The price of crude oil is at a 7-month low in the US, resulting in a subsequent decline in prices at the pump. Saudi Arab Light oil prices were reduced to its lowest point since December 2008, ad Citigroup reduced the forecasted price of oil for the final quarter of the year by 10 percent. The results of such declines in the US is a boost in consumer spending- people are now able to spend their money elsewhere in the economy thanks to the amount they are now saving at the pump.
According to The Washington Post, the four major reasons prices continue to fall more than expected are as follows:
Oil production is growing, spearheaded by the US- The US production of oil is at its highest level since 1986, thanks to shale oil drilling in North Dakota and Texas. Such developments have put US production almost on par with that of Saudi Arabia, and North Dakota is independently producing more than Libya
Global oil consumption is low- Not only is China’s oil consumption below the expected rate of growth, but the federal vehicle fuel efficiency requirements established in 2009 are stagnating the growth in oil use.
A drop in prices will have political and economic consequences– The decline will effect Russia, the Middle East, and the US economy.
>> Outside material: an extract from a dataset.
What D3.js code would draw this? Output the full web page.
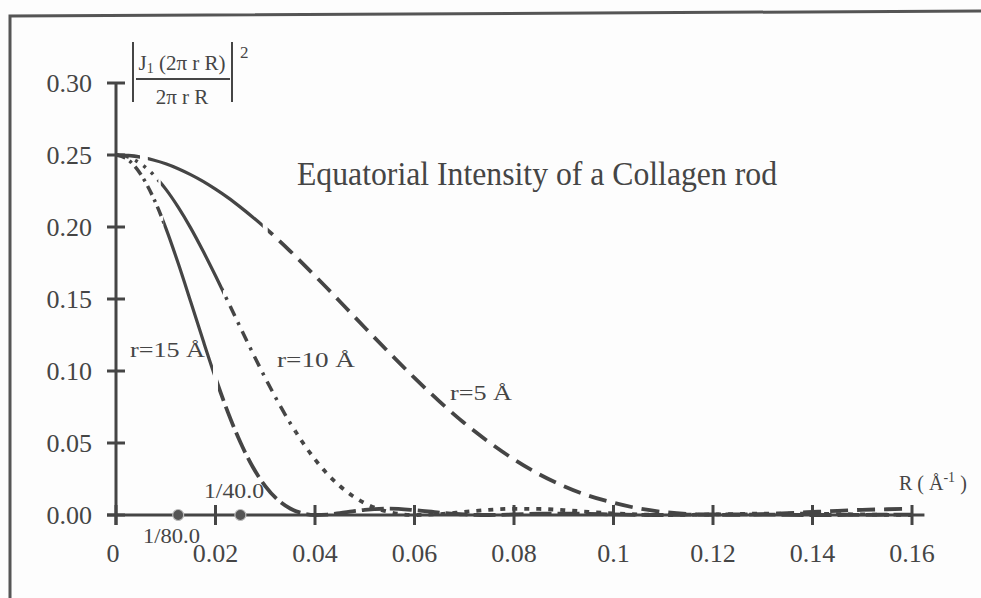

People are cautious as a rebound is always possible- According to the article, there are three reasons oil prices may rebound. The first is that refineries often close down for repairs this season, which would spur a recovery in prices once rehabilitated. The second is that, while the US has been enthusiastically lowering prices, the nation still important a large amount of oil. Lastly, when prices drop, consumption tends to increase.